I've followed baseball for a long time, nearly all of my life. My father was a Cubs fan. When I was very young, probably 6 or maybe 7, he took the family to Chicago for a weekend. One of the events he had planned for us was to see a Cubs game at Wrigley Field. The day of the game, a tremendous line of thunderstorms swept through Chicago and the game was rained out, so instead of going to Wrigley, we ended up sitting in our hotel room. This would have been around 1970 or thereabouts; the Cubs of that era were a good team, with Hall of Famers like Ferguson Jenkins, Billy Williams, and Ron Santo on the roster. I remember Dan being very disappointed about the rainout, especially as the storms broke later that afternoon.

Later on the 1970s, one of the local television stations in Green Bay would broadcast Cubs games on Sunday afternoons during the summer. It was appointment television for my Dad, who would faithfully watch the Bill Madlock-era Cubs get their butts handed to them. Sometimes I would watch the game with him, but most of the time I'd find other things to do. Dad would still watch the games.

In the late 1970s, we got cable television. The games weren't ubiquitous on television then; even when you had ESPN, it was more likely to have Australian Rules football on. But we did have WGN and so we watched the Cubs. You'd get occasional excitement, especially on a day when Dave Kingman was playing and the wind was out of the southwest, but for the most part those Cubs teams weren't very good, either.

By the late 1980s, I had moved to Chicago and the Cubs were up and down, but mostly down. Getting a ticket to Wrigley was now fairly difficult, but I did go maybe a dozen times over the course of the five years I lived there. My dad passed away in 1990, a year that the Cubs were 77-85, a quintessential Cubs season. As it happened, that team had three Hall of Famers on the roster as well -- Andre Dawson, Ryne Sandberg, and Greg Maddux. But they also had Marvell Wynne and Doug Dascenzo. It wasn't enough. It never was.

Cubs Win!
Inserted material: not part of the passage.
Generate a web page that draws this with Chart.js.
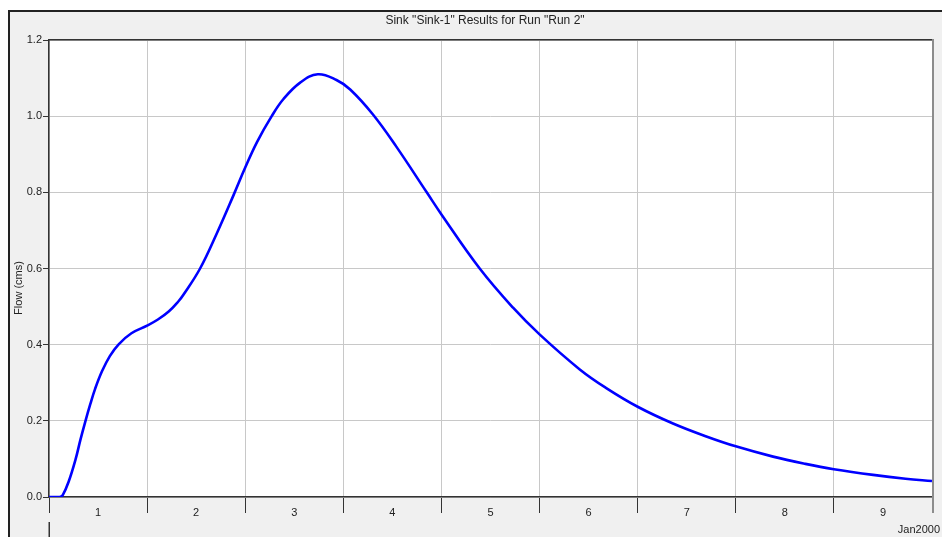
<!DOCTYPE html>
<html><head><meta charset="utf-8">
<script src="https://cdn.jsdelivr.net/npm/chart.js@4/dist/chart.umd.min.js"></script>
<style>html,body{margin:0;padding:0;background:#fff;overflow:hidden}canvas{display:block}</style>
</head><body>
<canvas id="c" width="942" height="537"></canvas>
<script>
const titleText = 'Sink "Sink-1" Results for Run "Run 2"';
const yAxisTitle = 'Flow (cms)';
const dateLabel = 'Jan2000';
const dayLabels = ['1','2','3','4','5','6','7','8','9'];
const yTicks = [0, 0.2, 0.4, 0.6, 0.8, 1.0, 1.2];
const timeDays = [0, 0.05, 0.11, 0.14, 0.2, 0.27, 0.32, 0.37, 0.42, 0.47, 0.54, 0.62, 0.71, 0.84, 1.0, 1.11, 1.22, 1.32, 1.37, 1.54, 1.71, 1.88, 2.0, 2.12, 2.27, 2.39, 2.56, 2.74, 2.93, 3.07, 3.30, 3.54, 3.85, 4.0, 4.39, 4.73, 5.0, 5.41, 5.68, 6.0, 6.36, 6.7, 7.0, 7.38, 7.71, 8.0, 8.4, 8.73, 9.0];
const flowCms = [0, 0, 0, 0.005, 0.040, 0.098, 0.150, 0.198, 0.243, 0.284, 0.330, 0.370, 0.401, 0.430, 0.450, 0.466, 0.487, 0.514, 0.531, 0.600, 0.692, 0.792, 0.865, 0.932, 1.0, 1.045, 1.088, 1.110, 1.095, 1.070, 1.005, 0.920, 0.800, 0.742, 0.600, 0.497, 0.427, 0.335, 0.286, 0.237, 0.193, 0.159, 0.133, 0.106, 0.087, 0.073, 0.058, 0.048, 0.042];

const FONT = "'Liberation Sans', Arial, sans-serif";
const points = timeDays.map((t, i) => ({x: t, y: flowCms[i]}));

const framePlugin = {
  id: 'frame',
  beforeDraw(chart) {
    const ctx = chart.ctx, a = chart.chartArea;
    ctx.save();
    ctx.fillStyle = '#ffffff';
    ctx.fillRect(0, 0, chart.width, chart.height);
    ctx.fillStyle = '#f0f0f0';
    ctx.fillRect(9, 11, chart.width - 9, chart.height - 11);
    ctx.fillStyle = '#222222';
    ctx.fillRect(8, 10, chart.width - 8, 2);
    ctx.fillRect(8, 10, 2, chart.height - 10);
    ctx.fillStyle = '#ffffff';
    ctx.fillRect(a.left, a.top, a.right - a.left, a.bottom - a.top);
    ctx.fillStyle = '#222222';
    ctx.font = '12px ' + FONT;
    ctx.textAlign = 'center';
    ctx.textBaseline = 'middle';
    ctx.fillText(titleText, 485, 20.5);
    ctx.restore();
  },
  afterDraw(chart) {
    const ctx = chart.ctx, a = chart.chartArea;
    ctx.save();
    ctx.fillStyle = '#333333';
    ctx.fillRect(a.left, a.top - 1, a.right - a.left, 1.5);
    ctx.fillStyle = '#8c8c8c';
    ctx.fillRect(a.right, a.top - 1, 2, a.bottom - a.top + 17);
    ctx.fillStyle = '#333333';
    ctx.fillRect(a.left - 0.5, 522, 1.5, chart.height - 522);
    ctx.fillStyle = '#222222';
    ctx.font = '11px ' + FONT;
    ctx.textAlign = 'right';
    ctx.textBaseline = 'alphabetic';
    ctx.fillText(dateLabel, 940, 533);
    ctx.translate(19, 288);
    ctx.rotate(-Math.PI / 2);
    ctx.textAlign = 'center';
    ctx.textBaseline = 'middle';
    ctx.fillText(yAxisTitle, 0, 0);
    ctx.restore();
  }
};

new Chart(document.getElementById('c'), {
  type: 'line',
  data: {
    datasets: [{
      label: 'Flow',
      data: points,
      borderColor: '#0000ff',
      borderWidth: 2.6,
      pointRadius: 0,
      fill: false,
      tension: 0.4
    }]
  },
  options: {
    responsive: false,
    devicePixelRatio: 1,
    animation: false,
    layout: {padding: {left: 9, right: 10, top: 40, bottom: 0}},
    plugins: {
      legend: {display: false},
      tooltip: {enabled: false},
      title: {display: false}
    },
    scales: {
      x: {
        type: 'linear',
        min: 0,
        max: 9,
        afterFit(s) { s.height = 40; },
        afterBuildTicks(s) {
          const t = [];
          for (let v = 0; v <= 18; v++) t.push({value: v / 2});
          s.ticks = t;
        },
        ticks: {
          autoSkip: false,
          maxRotation: 0,
          color: '#222222',
          font: {family: FONT, size: 11},
          padding: -7,
          callback(v) {
            const i = Math.floor(v);
            return (v % 1 !== 0 && i < dayLabels.length) ? dayLabels[i] : '';
          }
        },
        grid: {
          color: (c) => (c.tick && c.tick.value % 1 === 0) ? '#c8c8c8' : 'rgba(0,0,0,0)',
          tickColor: (c) => (c.tick && c.tick.value % 1 === 0) ? '#333333' : 'rgba(0,0,0,0)',
          tickLength: 16,
          lineWidth: 1
        },
        border: {display: true, color: '#333333', width: 1.5}
      },
      y: {
        min: 0,
        max: 1.2,
        afterFit(s) { s.width = 40; },
        afterBuildTicks(s) { s.ticks = yTicks.map(v => ({value: v})); },
        ticks: {
          color: '#222222',
          font: {family: FONT, size: 11},
          padding: 1,
          callback(v) { return Number(v).toFixed(1); }
        },
        grid: {
          color: '#c8c8c8',
          tickColor: '#333333',
          tickLength: 6,
          lineWidth: 1
        },
        border: {display: true, color: '#333333', width: 1.5}
      }
    }
  },
  plugins: [framePlugin]
});
</script>
</body></html>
A sight seldom seen in many seasons
My dad, like a lot of Cubs fans, was loyal but fatalistic about his allegiance. The Cubs always seemed to be at least a player or two short of really getting there. There were magical seasons along the way, but they never could get it done. Now, in 2016, we see a fully operational juggernaut dressed in bright blue caps with the simple red C. The uniforms say Chicago across the front, but the men wearing them don't look like Larry Biittner or Mike Bielecki. I don't know if the Cubs are going to finally break through, after over 100 years, but I do wish my dad could have seen this team. The Cubs attract a lot of bandwagon fans, but the one Cubs fan I loved wasn't one of them. And as this season progresses, I'm thinking about him.

1 comment:

Bike Bubba said...

Holding my breath.....and remembering fun afternoons watching "King Kong", Rick Reuschel, and Bobby Mercer, among others.